■ WHAT IS ASKED: Beginning with the line that contains "Write the Chart.js code for this chart.", retype the entries below exactly, ending with the line that contains "63, 58, 59];". Leave out any pictures.

■ MATERIAL TO PROCESS:
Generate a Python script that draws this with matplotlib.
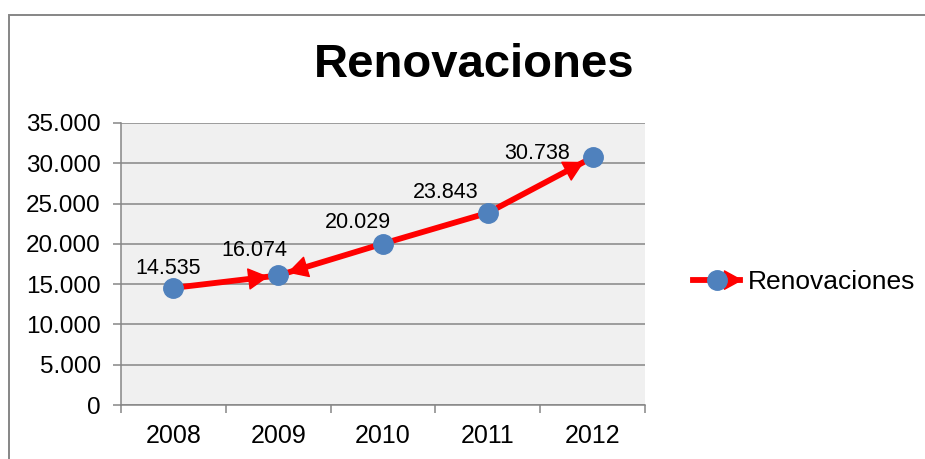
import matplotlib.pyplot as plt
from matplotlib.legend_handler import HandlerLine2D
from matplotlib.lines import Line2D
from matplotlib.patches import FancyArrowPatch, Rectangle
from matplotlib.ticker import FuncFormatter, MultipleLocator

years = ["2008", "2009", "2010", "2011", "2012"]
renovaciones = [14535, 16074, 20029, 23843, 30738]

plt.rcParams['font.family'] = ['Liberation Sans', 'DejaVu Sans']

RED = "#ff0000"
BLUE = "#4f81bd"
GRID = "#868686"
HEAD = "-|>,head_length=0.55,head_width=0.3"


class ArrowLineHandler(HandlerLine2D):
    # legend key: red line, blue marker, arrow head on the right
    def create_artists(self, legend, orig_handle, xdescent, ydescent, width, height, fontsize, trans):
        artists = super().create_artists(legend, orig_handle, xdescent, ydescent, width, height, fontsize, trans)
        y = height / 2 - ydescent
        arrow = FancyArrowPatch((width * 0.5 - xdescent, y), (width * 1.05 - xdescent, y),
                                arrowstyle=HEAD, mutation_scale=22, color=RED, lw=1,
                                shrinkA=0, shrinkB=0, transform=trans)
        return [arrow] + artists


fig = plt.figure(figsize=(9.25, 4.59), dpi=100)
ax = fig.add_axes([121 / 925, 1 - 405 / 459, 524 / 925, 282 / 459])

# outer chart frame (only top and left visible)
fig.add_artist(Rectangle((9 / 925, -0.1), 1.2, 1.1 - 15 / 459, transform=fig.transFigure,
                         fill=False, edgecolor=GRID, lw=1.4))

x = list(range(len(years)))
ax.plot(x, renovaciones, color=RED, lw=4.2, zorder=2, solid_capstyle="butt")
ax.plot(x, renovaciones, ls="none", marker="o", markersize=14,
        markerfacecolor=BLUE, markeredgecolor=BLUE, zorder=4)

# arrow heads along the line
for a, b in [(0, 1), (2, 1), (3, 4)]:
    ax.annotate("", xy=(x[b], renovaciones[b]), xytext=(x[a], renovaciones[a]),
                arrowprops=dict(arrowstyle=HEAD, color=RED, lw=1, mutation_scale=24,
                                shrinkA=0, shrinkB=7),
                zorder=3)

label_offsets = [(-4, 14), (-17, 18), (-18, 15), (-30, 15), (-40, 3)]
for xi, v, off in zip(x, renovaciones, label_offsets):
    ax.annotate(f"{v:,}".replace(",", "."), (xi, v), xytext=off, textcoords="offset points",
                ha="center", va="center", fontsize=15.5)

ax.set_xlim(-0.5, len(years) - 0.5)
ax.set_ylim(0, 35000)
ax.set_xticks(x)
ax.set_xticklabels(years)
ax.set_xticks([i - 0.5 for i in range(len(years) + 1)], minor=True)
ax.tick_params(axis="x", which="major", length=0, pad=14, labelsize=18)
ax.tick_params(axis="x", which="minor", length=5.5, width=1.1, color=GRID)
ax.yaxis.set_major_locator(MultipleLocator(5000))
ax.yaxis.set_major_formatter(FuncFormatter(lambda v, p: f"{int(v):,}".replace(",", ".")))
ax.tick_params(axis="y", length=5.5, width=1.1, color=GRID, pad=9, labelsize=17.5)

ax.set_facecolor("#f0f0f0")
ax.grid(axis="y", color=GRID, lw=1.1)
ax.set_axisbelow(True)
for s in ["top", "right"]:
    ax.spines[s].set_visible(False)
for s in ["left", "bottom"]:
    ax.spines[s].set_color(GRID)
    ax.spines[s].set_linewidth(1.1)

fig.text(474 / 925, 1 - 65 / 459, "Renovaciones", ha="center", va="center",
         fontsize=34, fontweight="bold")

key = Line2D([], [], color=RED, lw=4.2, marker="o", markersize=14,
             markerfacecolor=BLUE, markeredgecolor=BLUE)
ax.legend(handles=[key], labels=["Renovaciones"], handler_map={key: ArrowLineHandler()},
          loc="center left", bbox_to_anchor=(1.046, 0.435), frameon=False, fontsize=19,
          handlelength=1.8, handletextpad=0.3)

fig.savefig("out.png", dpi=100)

==

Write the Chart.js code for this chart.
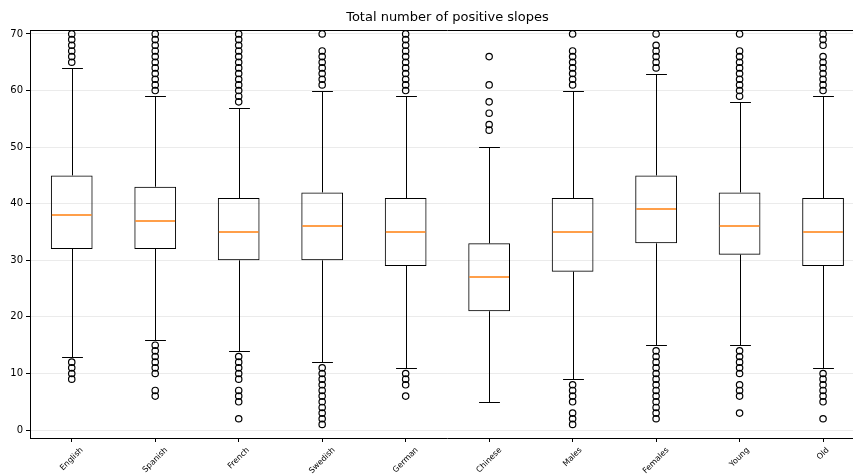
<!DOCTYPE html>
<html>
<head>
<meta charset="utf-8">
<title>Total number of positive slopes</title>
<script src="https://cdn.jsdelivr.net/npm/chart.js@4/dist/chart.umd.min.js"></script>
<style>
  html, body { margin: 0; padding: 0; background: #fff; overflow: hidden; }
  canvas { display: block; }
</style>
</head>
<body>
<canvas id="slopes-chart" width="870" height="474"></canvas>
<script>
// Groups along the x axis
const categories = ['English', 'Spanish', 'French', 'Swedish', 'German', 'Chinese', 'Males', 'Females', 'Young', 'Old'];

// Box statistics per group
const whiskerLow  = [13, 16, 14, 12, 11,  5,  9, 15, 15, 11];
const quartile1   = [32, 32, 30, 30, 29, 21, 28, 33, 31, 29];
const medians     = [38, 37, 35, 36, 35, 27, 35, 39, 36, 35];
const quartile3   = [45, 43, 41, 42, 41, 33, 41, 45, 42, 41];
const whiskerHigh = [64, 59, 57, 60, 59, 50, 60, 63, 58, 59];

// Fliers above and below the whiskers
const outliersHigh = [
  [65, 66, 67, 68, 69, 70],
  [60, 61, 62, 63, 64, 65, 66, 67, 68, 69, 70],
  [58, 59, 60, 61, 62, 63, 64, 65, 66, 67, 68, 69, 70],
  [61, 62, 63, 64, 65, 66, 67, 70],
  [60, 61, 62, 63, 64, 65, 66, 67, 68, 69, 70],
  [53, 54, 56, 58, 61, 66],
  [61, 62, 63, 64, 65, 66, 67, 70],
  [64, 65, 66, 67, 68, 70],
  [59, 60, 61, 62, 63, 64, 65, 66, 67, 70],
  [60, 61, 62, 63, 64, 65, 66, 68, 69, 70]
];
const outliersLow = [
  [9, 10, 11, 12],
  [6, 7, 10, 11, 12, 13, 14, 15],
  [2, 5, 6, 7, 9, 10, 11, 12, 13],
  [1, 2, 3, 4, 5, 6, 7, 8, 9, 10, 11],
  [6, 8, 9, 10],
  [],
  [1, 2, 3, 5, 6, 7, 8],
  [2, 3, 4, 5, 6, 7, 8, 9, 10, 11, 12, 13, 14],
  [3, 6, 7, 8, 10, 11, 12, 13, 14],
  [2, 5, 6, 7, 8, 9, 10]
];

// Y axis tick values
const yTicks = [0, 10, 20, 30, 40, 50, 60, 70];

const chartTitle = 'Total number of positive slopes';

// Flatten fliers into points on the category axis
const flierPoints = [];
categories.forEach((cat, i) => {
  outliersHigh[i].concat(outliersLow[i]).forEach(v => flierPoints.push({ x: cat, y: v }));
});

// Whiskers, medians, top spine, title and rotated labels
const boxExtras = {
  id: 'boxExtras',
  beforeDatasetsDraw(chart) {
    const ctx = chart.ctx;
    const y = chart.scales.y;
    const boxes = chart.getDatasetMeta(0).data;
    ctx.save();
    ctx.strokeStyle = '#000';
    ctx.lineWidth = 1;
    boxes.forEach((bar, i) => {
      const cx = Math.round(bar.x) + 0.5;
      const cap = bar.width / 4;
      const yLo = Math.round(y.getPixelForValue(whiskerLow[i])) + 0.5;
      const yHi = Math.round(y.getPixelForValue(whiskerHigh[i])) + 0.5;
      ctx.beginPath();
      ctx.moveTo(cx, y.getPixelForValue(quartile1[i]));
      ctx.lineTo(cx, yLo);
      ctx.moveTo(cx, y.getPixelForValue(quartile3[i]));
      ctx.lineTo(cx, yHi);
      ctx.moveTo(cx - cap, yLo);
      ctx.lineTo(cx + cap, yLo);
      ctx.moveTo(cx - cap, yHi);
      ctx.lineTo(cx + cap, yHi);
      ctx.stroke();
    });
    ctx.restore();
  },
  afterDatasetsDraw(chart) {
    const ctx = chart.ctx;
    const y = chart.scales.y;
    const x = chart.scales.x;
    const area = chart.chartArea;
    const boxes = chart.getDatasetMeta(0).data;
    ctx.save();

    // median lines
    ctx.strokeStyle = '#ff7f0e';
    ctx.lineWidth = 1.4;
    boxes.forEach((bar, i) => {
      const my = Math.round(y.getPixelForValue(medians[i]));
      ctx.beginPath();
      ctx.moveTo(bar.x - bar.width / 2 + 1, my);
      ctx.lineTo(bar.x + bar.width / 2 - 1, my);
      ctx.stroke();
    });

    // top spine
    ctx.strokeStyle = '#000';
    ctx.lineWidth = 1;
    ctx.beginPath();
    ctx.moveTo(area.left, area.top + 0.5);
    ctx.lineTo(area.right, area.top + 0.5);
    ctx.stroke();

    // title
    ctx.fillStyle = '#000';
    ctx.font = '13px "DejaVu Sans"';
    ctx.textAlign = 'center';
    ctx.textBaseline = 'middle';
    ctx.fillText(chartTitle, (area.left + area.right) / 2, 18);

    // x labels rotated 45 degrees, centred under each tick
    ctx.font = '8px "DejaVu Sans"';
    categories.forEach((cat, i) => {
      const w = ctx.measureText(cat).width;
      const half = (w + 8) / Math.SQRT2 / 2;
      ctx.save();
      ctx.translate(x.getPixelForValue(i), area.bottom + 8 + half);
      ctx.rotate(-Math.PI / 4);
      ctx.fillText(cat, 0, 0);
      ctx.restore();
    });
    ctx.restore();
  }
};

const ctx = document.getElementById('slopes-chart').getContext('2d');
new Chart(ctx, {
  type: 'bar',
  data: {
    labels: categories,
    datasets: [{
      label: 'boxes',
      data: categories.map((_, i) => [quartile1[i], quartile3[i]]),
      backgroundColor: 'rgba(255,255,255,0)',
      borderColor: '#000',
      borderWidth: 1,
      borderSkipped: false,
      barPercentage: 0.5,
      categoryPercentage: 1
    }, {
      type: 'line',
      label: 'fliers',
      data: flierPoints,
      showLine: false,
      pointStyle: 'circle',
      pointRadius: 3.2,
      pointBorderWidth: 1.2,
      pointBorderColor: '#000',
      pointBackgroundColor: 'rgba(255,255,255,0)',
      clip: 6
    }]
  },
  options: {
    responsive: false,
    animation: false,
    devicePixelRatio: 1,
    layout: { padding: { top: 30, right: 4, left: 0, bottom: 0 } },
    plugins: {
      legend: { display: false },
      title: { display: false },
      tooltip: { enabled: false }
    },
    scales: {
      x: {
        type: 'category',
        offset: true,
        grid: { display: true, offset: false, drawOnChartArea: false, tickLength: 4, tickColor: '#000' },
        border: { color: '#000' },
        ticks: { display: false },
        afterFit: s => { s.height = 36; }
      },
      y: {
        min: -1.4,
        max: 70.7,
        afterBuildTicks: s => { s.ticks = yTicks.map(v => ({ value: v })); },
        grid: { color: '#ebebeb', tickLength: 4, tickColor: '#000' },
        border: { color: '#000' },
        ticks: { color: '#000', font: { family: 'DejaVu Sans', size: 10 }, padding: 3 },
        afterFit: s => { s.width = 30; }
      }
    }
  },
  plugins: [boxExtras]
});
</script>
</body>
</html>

■ FULL RESPONSE:
Write the Chart.js code for this chart.
<!DOCTYPE html>
<html>
<head>
<meta charset="utf-8">
<title>Total number of positive slopes</title>
<script src="https://cdn.jsdelivr.net/npm/chart.js@4/dist/chart.umd.min.js"></script>
<style>
  html, body { margin: 0; padding: 0; background: #fff; overflow: hidden; }
  canvas { display: block; }
</style>
</head>
<body>
<canvas id="slopes-chart" width="870" height="474"></canvas>
<script>
// Groups along the x axis
const categories = ['English', 'Spanish', 'French', 'Swedish', 'German', 'Chinese', 'Males', 'Females', 'Young', 'Old'];

// Box statistics per group
const whiskerLow  = [13, 16, 14, 12, 11,  5,  9, 15, 15, 11];
const quartile1   = [32, 32, 30, 30, 29, 21, 28, 33, 31, 29];
const medians     = [38, 37, 35, 36, 35, 27, 35, 39, 36, 35];
const quartile3   = [45, 43, 41, 42, 41, 33, 41, 45, 42, 41];
const whiskerHigh = [64, 59, 57, 60, 59, 50, 60, 63, 58, 59];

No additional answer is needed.